QADIRABAD (Reuters): Pakistani authorities have evacuated more than a million people from homes in Punjab province this week, officials said on Thursday, as the worst flooding there in four decades caused havoc in hundreds of villages and submerged vital grains crops.
Torrential monsoon rain and neighbouring India’s release of excess water from its dams swelled three rivers that flow into the eastern province, forcing authorities to breach river banks in some places - causing flooding in more than 1,400 villages, Punjab’s disaster management authority said.
Residents of villages such as Qadirabad were walking through water up to their chests on Thursday after the River Chenab overflowed, causing sudden flooding.
“We spent the whole night awake and frightened,” Nadeem Iqbal, 26, a labourer, told Reuters as he waded through the water with one of his children.
“Everyone was frightened. Kids cried. Women were worried. We were helpless,” he said.
Officials say flooding has been worsened in Punjab - home to half of Pakistan’s people and a major producer of wheat, rice and cotton - by the release of water into the three rivers, the Ravi, Sutlej and Chenab, from Indian dams that were full.
India, which routinely releases water from dams when they get too full, passed on three flood warnings to its arch rival Pakistan this week, calling them a humanitarian measure.
Both countries are battling a heavy monsoon season that has unleashed flash floods. At least 60 people have died this month in hard-hit Indian Illegally Occupied Jammu and Kashmir (IIOJK), while Pakistan’s death toll since late June stands at 819.
At least 12 people have died this week in Punjab province, said Marriyum Aurangzeb, a senior minister in the provincial government.
‘Threat evaded’
The waters of the Chenab threatened early on Thursday to burst through a 3,300-foot (1,000-metre) concrete barrage at Qadirabad that regulates flows, siphoning some of the water into a canal irrigation network. A collapse of the barrage would have inundated two nearby towns.

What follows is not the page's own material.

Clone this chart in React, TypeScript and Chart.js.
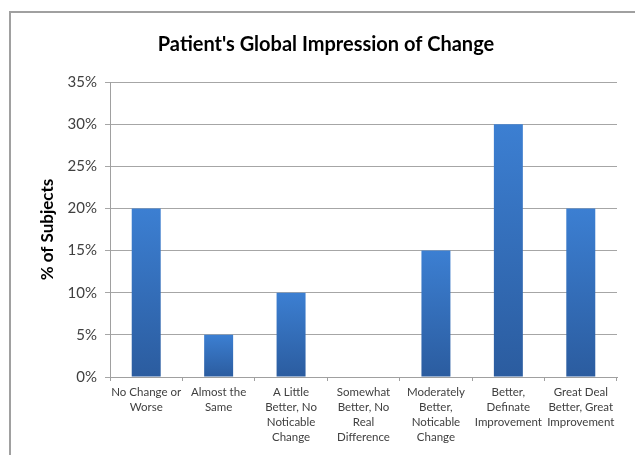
import React, { useEffect, useRef } from "react";
import { Chart, registerables } from "chart.js";

Chart.register(...registerables);

const categories: string[][] = [
  ["No Change or", "Worse"],
  ["Almost the", "Same"],
  ["A Little", "Better, No", "Noticable", "Change"],
  ["Somewhat", "Better, No", "Real", "Difference"],
  ["Moderately", "Better,", "Noticable", "Change"],
  ["Better,", "Definate", "Improvement"],
  ["Great Deal", "Better, Great", "Improvement"],
];
const values: number[] = [20, 5, 10, 0, 15, 30, 20];
const yTicks: number[] = [0, 5, 10, 15, 20, 25, 30, 35];

const FONT = "Lato, 'Open Sans', sans-serif";

const framePlugin = {
  id: "frame",
  beforeDraw(chart: any) {
    const c = chart.ctx;
    c.save();
    c.fillStyle = "#ffffff";
    c.fillRect(0, 0, chart.width, chart.height);
    c.strokeStyle = "#a0a0a0";
    c.lineWidth = 2;
    c.beginPath();
    c.moveTo(10, chart.height);
    c.lineTo(10, 12);
    c.lineTo(chart.width, 12);
    c.stroke();
    c.restore();
  },
};

export default function App() {
  const ref = useRef<HTMLCanvasElement | null>(null);
  useEffect(() => {
    if (!ref.current) return;
    const chart = new Chart(ref.current, {
      type: "bar",
      data: {
        labels: categories,
        datasets: [
          {
            data: values,
            barPercentage: 0.4,
            categoryPercentage: 1,
            borderWidth: 0,
            backgroundColor: (ctx: any) => {
              const ch = ctx.chart;
              const area = ch.chartArea;
              if (!area || ctx.type !== "data" || !ch.scales.y) return "#3470c0";
              const top = ch.scales.y.getPixelForValue(ctx.raw);
              const bottom = ch.scales.y.getPixelForValue(0);
              if (!(bottom > top)) return "#3470c0";
              const g = ch.ctx.createLinearGradient(0, top, 0, bottom);
              g.addColorStop(0, "#3c7fd2");
              g.addColorStop(1, "#2b5c9f");
              return g;
            },
          },
        ],
      },
      options: {
        responsive: false,
        animation: false,
        layout: { padding: { left: 35, right: 18, top: 0, bottom: 0 } },
        plugins: {
          legend: { display: false },
          tooltip: { enabled: false },
          title: {
            display: true,
            text: "Patient's Global Impression of Change",
            color: "#000000",
            font: { family: FONT, size: 20, weight: "bold" },
            padding: { top: 33, bottom: 25 },
          },
        },
        scales: {
          x: {
            offset: true,
            grid: {
              display: true,
              drawOnChartArea: false,
              drawTicks: true,
              tickLength: 4,
              color: "#a0a0a0",
              offset: true,
            },
            border: { display: true, color: "#a0a0a0" },
            ticks: {
              color: "#404040",
              font: { family: FONT, size: 11.5, lineHeight: 1.3 },
              padding: 4,
              maxRotation: 0,
              autoSkip: false,
            },
            afterFit: (s: any) => {
              s.height = 78;
            },
          },
          y: {
            min: 0,
            max: 35,
            afterBuildTicks: (s: any) => {
              s.ticks = yTicks.map((v) => ({ value: v }));
            },
            grid: { color: "#a6a6a6", tickLength: 5 },
            border: { display: true, color: "#a0a0a0" },
            ticks: {
              color: "#404040",
              font: { family: FONT, size: 15 },
              padding: 8,
              callback: (v: any) => v + "%",
            },
            title: {
              display: true,
              text: "% of Subjects",
              color: "#000000",
              font: { family: FONT, size: 17, weight: "bold" },
              padding: { top: 2, bottom: 0 },
            },
            afterFit: (s: any) => {
              s.width = 75;
            },
          },
        },
      },
      plugins: [framePlugin],
    });
    return () => chart.destroy();
  }, []);
  return (
    <div style={{ position: "fixed", left: 0, top: 0, width: 635, height: 455, background: "#fff" }}>
      <canvas ref={ref} width={635} height={455} style={{ display: "block" }} />
    </div>
  );
}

To avert the danger, authorities deliberately blew up part of the riverbank at two places to release water onto nearby land before it reached the barrage, the provincial disaster management authority said.
By Thursday afternoon, the level was down to 754,966 cusec, having reached nearly 1 million cusec overnight – well over its capacity of 800,000 cusec. A cusec is a flow of volume equivalent to one cubic foot, or 28 cubic litres, every second.
“We have evaded the threat,” a spokesperson for the authority said.
Officials said shifting weather patterns were to blame for the floods in Pakistan, which has repeatedly been battered by flooding in recent years.
In 2022, unprecedented flash floods caused by historic monsoon rains washed away roads, crops, infrastructure and bridges, killing at least 1,000 people.
The head of Pakistan’s National Disaster Management Agency, Inam Haider Malik, said that for the first time, weather systems coming from the east, south and west had converged over Pakistan this monsoon season.
Planning Minister Ahsan Iqbal said climate change “is the new normal”.
“But it isn’t unmanageable,” he added.
On the other side of the India-Pakistan border, Himalayan river levels began to recede after days of downpours and forecasters said they expected the rain to start easing from Thursday.